Re: [RFC PATCH 2/3] add statmnt(2) syscall

From: Christian Brauner
Date: Mon Sep 18 2023 - 12:20:37 EST


> Atomicity of getting a snapshot of the current mount tree with all of
> its attributes was never guaranteed, although reading
> /proc/self/mountinfo into a sufficiently large buffer would work that
> way. However, I don't see why mount trees would require stronger
> guarantees than dentry trees (for which we have basically none).

So atomicity was never put forward as a requirement. In that
session/recording I explicitly state that we won't guarantee atomicity.
And systemd agreed with this. So I think we're all on the same page.

> Even more type clean interface:
>
> struct statmnt *statmnt(u64 mnt_id, u64 mask, void *buf, size_t
> bufsize, unsigned int flags);
>
> Kernel would return a fully initialized struct with the numeric as
> well as string fields filled. That part is trivial for userspace to
> deal with.

I really would prefer a properly typed struct and that's what everyone
was happy with in the session as well. So I would not like to change the
main parameters.

> > Plus, the format for how to return arbitrary filesystem mount options
> > warrants a separate discussion imho as that's not really vfs level
> > information.
>
> Okay. Let's take fs options out of this.

Thanks.

>
> That leaves:
>
> - fs type and optionally subtype

So since subtype is FUSE specific it might be better to move this to
filesystem specific options imho.

> - root of mount within fs
> - mountpoint path
>
> The type and subtype are naturally limited to sane sizes, those are
> not an issue.

What's the limit for fstype actually?

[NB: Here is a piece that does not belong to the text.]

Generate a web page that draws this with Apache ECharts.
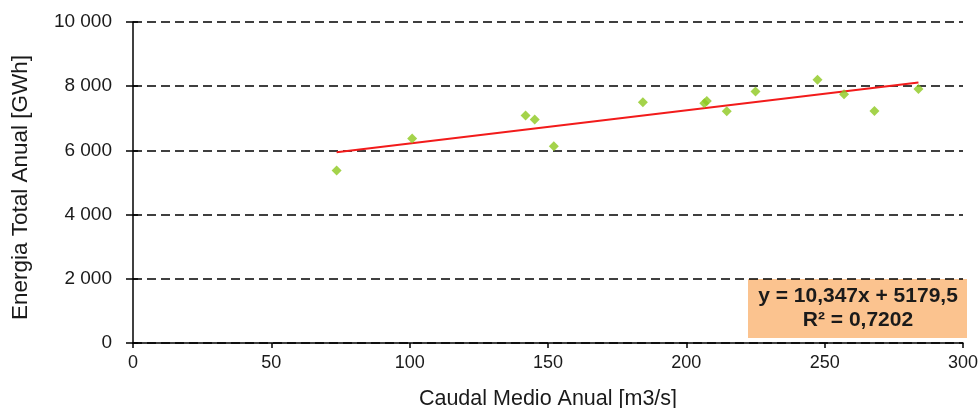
<!DOCTYPE html>
<html><head><meta charset="utf-8">
<script src="https://cdn.jsdelivr.net/npm/echarts@6/dist/echarts.min.js"></script>
<style>html,body{margin:0;padding:0;background:#fff}#c{width:980px;height:408px}</style>
</head><body><div id="c"></div>
<script>
const caudal = [73.6, 100.9, 141.9, 145.2, 152.1, 184.3, 206.5, 207.4, 214.6, 225.0, 247.4, 257.0, 268.0, 283.9];
const energia = [5372, 6368, 7084, 6959, 6131, 7501, 7470, 7541, 7221, 7831, 8204, 7750, 7230, 7915];
const trendCoef = [10.347, 5179.5];
const trendLabel = ['y = 10,347x + 5179,5', 'R² = 0,7202'];
const xTicks = [0, 50, 100, 150, 200, 250, 300];
const yTicks = [0, 2000, 4000, 6000, 8000, 10000];

const pts = caudal.map((x, i) => [x, energia[i]]);
const xmin = Math.min(...caudal), xmax = Math.max(...caudal);
const trend = [xmin, xmax].map(x => [x, trendCoef[0] * x + trendCoef[1]]);
const fmt = v => String(v).replace(/\B(?=(\d{3})+(?!\d))/g, ' ');
const font = 'Liberation Sans, Arial, sans-serif';

const chart = echarts.init(document.getElementById('c'), null, {renderer: 'canvas'});
chart.setOption({
  animation: false,
  grid: {left: 133, right: 17, top: 22, bottom: 65, containLabel: false, outerBoundsMode: 'none'},
  xAxis: {
    type: 'value', min: xTicks[0], max: xTicks[xTicks.length - 1], interval: 50,
    name: 'Caudal Medio Anual [m3/s]', nameLocation: 'middle', nameGap: 45,
    nameTextStyle: {color: '#1a1a1a', fontSize: 21.5, fontFamily: font},
    axisLine: {show: true, onZero: false, lineStyle: {color: '#000', width: 1.5}},
    axisTick: {show: true, length: 5, lineStyle: {color: '#000', width: 1.5}},
    axisLabel: {color: '#1a1a1a', fontSize: 18, fontFamily: font, margin: 11},
    splitLine: {show: false}
  },
  yAxis: [{
    type: 'value', min: yTicks[0], max: yTicks[yTicks.length - 1], interval: 2000,
    name: 'Energia Total Anual [GWh]', nameLocation: 'middle', nameGap: 101,
    nameTextStyle: {color: '#1a1a1a', fontSize: 22.5, fontFamily: font, padding: [0, 10, 0, 0]},
    axisLine: {show: true, onZero: false, lineStyle: {color: '#000', width: 1.5}},
    axisTick: {show: true, length: 7, lineStyle: {color: '#000', width: 1.5}},
    axisLabel: {color: '#1a1a1a', fontSize: 19, fontFamily: font, margin: 21, formatter: v => fmt(v)},
    splitLine: {show: true, lineStyle: {color: '#000', width: 1.5, type: [9, 5]}}
  }, {
    type: 'value', min: yTicks[0], max: yTicks[yTicks.length - 1], interval: 2000, position: 'left',
    axisLine: {show: false},
    axisTick: {show: true, inside: true, length: 5, lineStyle: {color: '#000', width: 1.5}},
    axisLabel: {show: false}, splitLine: {show: false}
  }],
  graphic: [{
    type: 'group', left: 748, top: 279,
    children: [
      {type: 'rect', shape: {x: 0, y: 0, width: 219, height: 59}, style: {fill: '#FBC38F'}},
      {type: 'text', style: {x: 110, y: 17, text: trendLabel[0], align: 'center', verticalAlign: 'middle',
        font: 'bold 21px ' + font, fill: '#1a1a1a'}},
      {type: 'text', style: {x: 110, y: 41, text: trendLabel[1], align: 'center', verticalAlign: 'middle',
        font: 'bold 21px ' + font, fill: '#1a1a1a'}}
    ]
  }],
  series: [
    {type: 'line', data: trend, showSymbol: false, symbol: 'none',
      lineStyle: {color: '#F21B1B', width: 2}, z: 3},
    {type: 'scatter', data: pts, symbol: 'diamond', symbolSize: 10,
      itemStyle: {color: '#8DC81E'}, z: 4}
  ]
});
</script>
</body></html>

I don't think there is one.
There's one by chance but not by design afaict?

Maybe crazy idea:
That magic number thing that we do in include/uapi/linux/magic.h
is there a good reason for this or why don't we just add a proper,
simple enum:

enum {
FS_TYPE_ADFS 1
FS_TYPE_AFFS 2
FS_TYPE_AFS 3
FS_TYPE_AUTOFS 4
FS_TYPE_EXT2 5
FS_TYPE_EXT3 6
FS_TYPE_EXT4 7
.
.
.
FS_TYPE_MAX
}

that we start returning from statmount(). We can still return both the
old and the new fstype? It always felt a bit odd that fs developers to
just select a magic number.

>
> For paths the evolution of the relevant system/library calls was:
>
> char *getwd(char buf[PATH_MAX]);
> char *getcwd(char *buf, size_t size);
> char *get_current_dir_name(void);
>
> It started out using a fixed size buffer, then a variable sized
> buffer, then an automatically allocated buffer by the library, hiding
> the need to resize on overflow.
>
> The latest style is suitable for the statmnt() call as well, if we
> worry about pleasantness of the API.

So, can we then do the following struct:

struct statmnt {
__u64 mask; /* What results were written [uncond] */
__u32 sb_dev_major; /* Device ID */
__u32 sb_dev_minor;
__u64 sb_magic; /* ..._SUPER_MAGIC */
__u32 sb_flags; /* MS_{RDONLY,SYNCHRONOUS,DIRSYNC,LAZYTIME} */
__u32 __spare1;
__u64 mnt_id; /* Unique ID of mount */
__u64 mnt_parent_id; /* Unique ID of parent (for root == mnt_id) */
__u32 mnt_id_old; /* Reused IDs used in proc/.../mountinfo */
__u32 mnt_parent_id_old;
__u64 mnt_attr; /* MOUNT_ATTR_... */
__u64 mnt_propagation; /* MS_{SHARED,SLAVE,PRIVATE,UNBINDABLE} */
__u64 mnt_peer_group; /* ID of shared peer group */
__u64 mnt_master; /* Mount receives propagation from this ID */
__u64 propagate_from; /* Propagation from in current namespace */
__aligned_u64 mountpoint;
__u32 mountpoint_len;
__aligned_u64 mountroot;
__u32 mountroot_len;
__u64 __spare[20];
};

Userspace knows already how to deal with that because of bpf and other
structs (e.g., both systemd and LXC have ptr_to_u64() helpers and so
on). Libmount and glibc can hide this away internally as well.